◆ **Exercise description**:
Working from the top of the listing below, retype each line through the line containing "import numpy as np", both included, with no pictures.

┏━━

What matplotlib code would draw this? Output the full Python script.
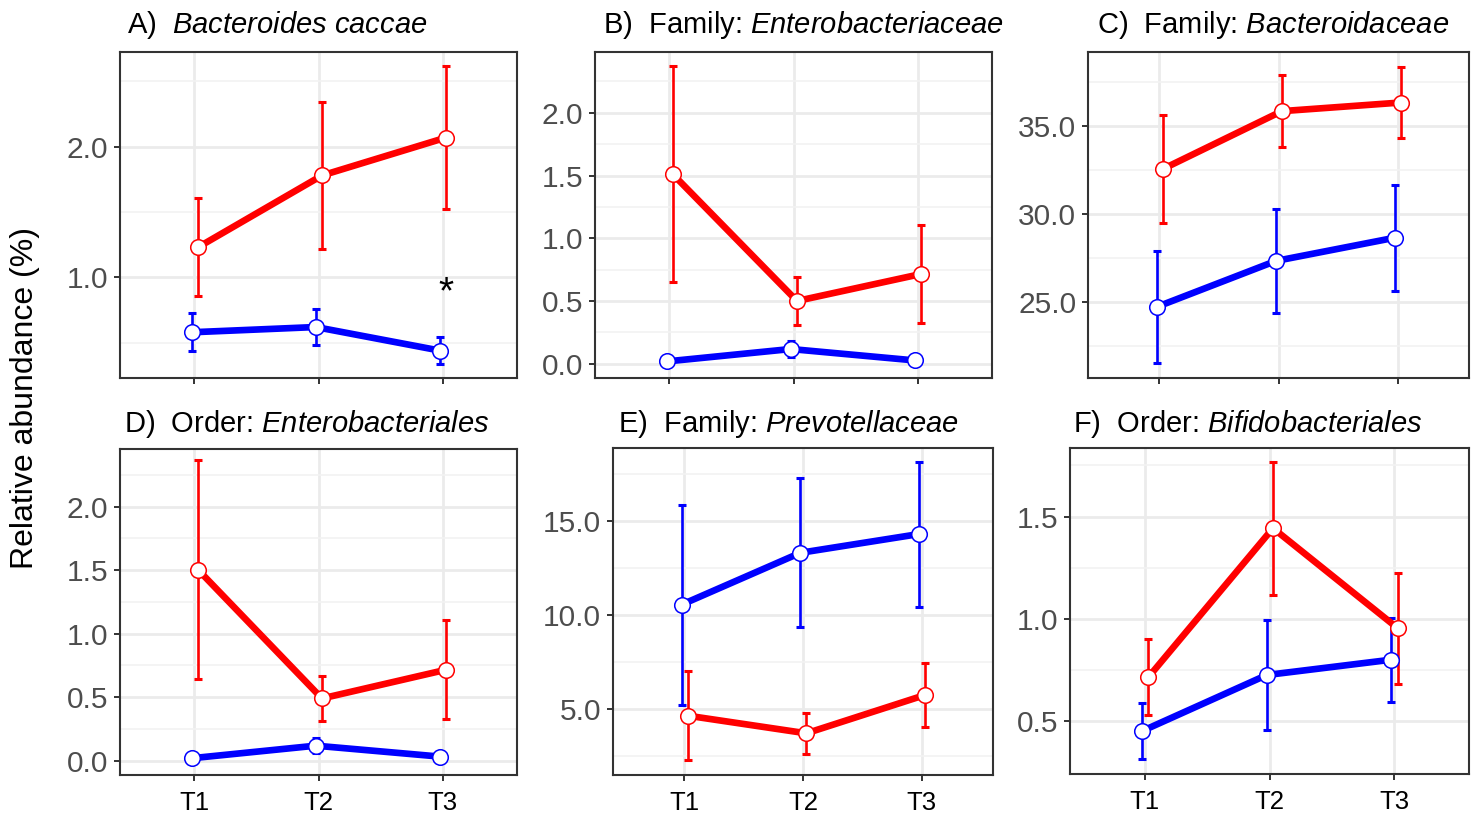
import matplotlib
matplotlib.use("Agg")
import matplotlib.pyplot as plt
import numpy as np

plt.rcParams['font.family'] = ['Liberation Sans', 'DejaVu Sans']
plt.rcParams['mathtext.fontset'] = 'custom'
plt.rcParams['mathtext.rm'] = 'Liberation Sans'
plt.rcParams['mathtext.it'] = 'Liberation Sans:italic'

times = ['T1', 'T2', 'T3']

# group means and error half-widths (relative abundance, %)
a_red = [1.23, 1.78, 2.07]
a_red_err = [0.375, 0.56, 0.55]
a_blue = [0.58, 0.62, 0.44]
a_blue_err = [0.145, 0.14, 0.10]

b_red = [1.51, 0.50, 0.715]
b_red_err = [0.86, 0.19, 0.39]
b_blue = [0.018, 0.117, 0.026]
b_blue_err = [0.02, 0.06, 0.02]

c_red = [32.56, 35.85, 36.34]
c_red_err = [3.09, 2.05, 2.03]
c_blue = [24.73, 27.34, 28.66]
c_blue_err = [3.19, 2.93, 3.0]

d_red = [1.505, 0.49, 0.716]
d_red_err = [0.86, 0.18, 0.39]
d_blue = [0.019, 0.118, 0.032]
d_blue_err = [0.02, 0.06, 0.02]

e_red = [4.66, 3.72, 5.76]
e_red_err = [2.36, 1.10, 1.70]
e_blue = [10.57, 13.33, 14.33]
e_blue_err = [5.33, 3.96, 3.86]

f_red = [0.714, 1.443, 0.954]
f_red_err = [0.185, 0.325, 0.272]
f_blue = [0.451, 0.725, 0.80]
f_blue_err = [0.137, 0.27, 0.205]

titles = [
    ('A)  ', 'Bacteroides caccae'),
    ('B)  Family: ', 'Enterobacteriaceae'),
    ('C)  Family: ', 'Bacteroidaceae'),
    ('D)  Order: ', 'Enterobacteriales'),
    ('E)  Family: ', 'Prevotellaceae'),
    ('F)  Order: ', 'Bifidobacteriales'),
]

W, H = 1481, 821
fig = plt.figure(figsize=(W / 100, H / 100), dpi=100)

# panel boxes in pixels: left, right, top, bottom
boxes = [
    (120, 517, 52, 378),
    (595, 992, 52, 378),
    (1088, 1469, 52, 378),
    (120, 517, 449, 775),
    (613, 993, 448, 775),
    (1070, 1469, 448, 774),
]
title_pos = [(127, 33), (603, 33), (1097, 33), (124, 432), (618, 432), (1073, 432)]

panels = [
    (a_red, a_red_err, a_blue, a_blue_err, (0.23, 2.725), [1.0, 2.0], [0.5, 1.5, 2.5]),
    (b_red, b_red_err, b_blue, b_blue_err, (-0.114, 2.485), [0, 0.5, 1.0, 1.5, 2.0], [0.25, 0.75, 1.25, 1.75, 2.25]),
    (c_red, c_red_err, c_blue, c_blue_err, (20.69, 39.21), [25, 30, 35], [22.5, 27.5, 32.5, 37.5]),
    (d_red, d_red_err, d_blue, d_blue_err, (-0.113, 2.455), [0, 0.5, 1.0, 1.5, 2.0], [0.25, 0.75, 1.25, 1.75, 2.25]),
    (e_red, e_red_err, e_blue, e_blue_err, (1.5, 18.91), [5, 10, 15], [2.5, 7.5, 12.5, 17.5]),
    (f_red, f_red_err, f_blue, f_blue_err, (0.241, 1.835), [0.5, 1.0, 1.5], [0.75, 1.25, 1.75]),
]

BLUE, RED = '#0000FF', '#FF0000'
DX_BLUE, DX_RED = -0.022, 0.028

x = np.arange(1, 4)
axes = []
for i, (red, red_err, blue, blue_err, ylim, yt, ymin) in enumerate(panels):
    l, r, t, b = boxes[i]
    ax = fig.add_axes([l / W, 1 - b / H, (r - l) / W, (b - t) / H])
    axes.append(ax)

    groups = [(blue, blue_err, BLUE, DX_BLUE), (red, red_err, RED, DX_RED)]
    for vals, errs, col, dx in groups:
        ax.errorbar(x + dx, vals, yerr=errs, fmt='none', ecolor=col, elinewidth=1.9,
                    capsize=2.6, capthick=2.2, zorder=3)
    for vals, errs, col, dx in groups:
        ax.plot(x + dx, vals, color=col, lw=4.8, solid_capstyle='butt', zorder=4)
    for vals, errs, col, dx in groups:
        ax.plot(x + dx, vals, 'o', ms=11.2, mfc='white', mec=col, mew=1.1, zorder=5)

    ax.set_xlim(0.4, 3.6)
    ax.set_ylim(*ylim)
    ax.set_xticks(x)
    ax.set_yticks(yt)
    ax.set_yticks(ymin, minor=True)
    ax.set_yticklabels(['%.1f' % v for v in yt])
    if i >= 3:
        ax.set_xticklabels(times)
    else:
        ax.set_xticklabels([])
    ax.grid(which='major', color='#EBEBEB', lw=2.0, zorder=0)
    ax.grid(which='minor', axis='y', color='#F2F2F2', lw=1.2, zorder=0)
    ax.set_axisbelow(True)
    for s in ax.spines.values():
        s.set_color('#333333')
        s.set_linewidth(1.5)
    ax.tick_params(axis='y', which='major', length=4.5, width=1.4, color='#333333',
                   labelsize=21.5, labelcolor='#4D4D4D', pad=4)
    ax.tick_params(axis='x', which='major', length=4.5, width=1.4, color='#333333',
                   labelsize=18.5, labelcolor='black', pad=7)
    ax.tick_params(which='minor', length=0)

    pre, ital = titles[i]
    tx, ty = title_pos[i]
    label = pre + r'$\mathit{' + ital.replace(' ', r'\ ') + '}$'
    fig.text(tx / W, 1 - ty / H, label, fontsize=21, ha='left', va='baseline')

# significance marker at T3 in panel A
axes[0].text(3 + DX_RED, 0.88, '*', fontsize=28, ha='center', va='center')

fig.text(25 / W, 1 - 398 / H, 'Relative abundance (%)', rotation=90,
         fontsize=23, ha='center', va='center')

fig.savefig('out.png', dpi=100)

┗━━

◆ **Reply**:
What matplotlib code would draw this? Output the full Python script.
import matplotlib
matplotlib.use("Agg")
import matplotlib.pyplot as plt
import numpy as np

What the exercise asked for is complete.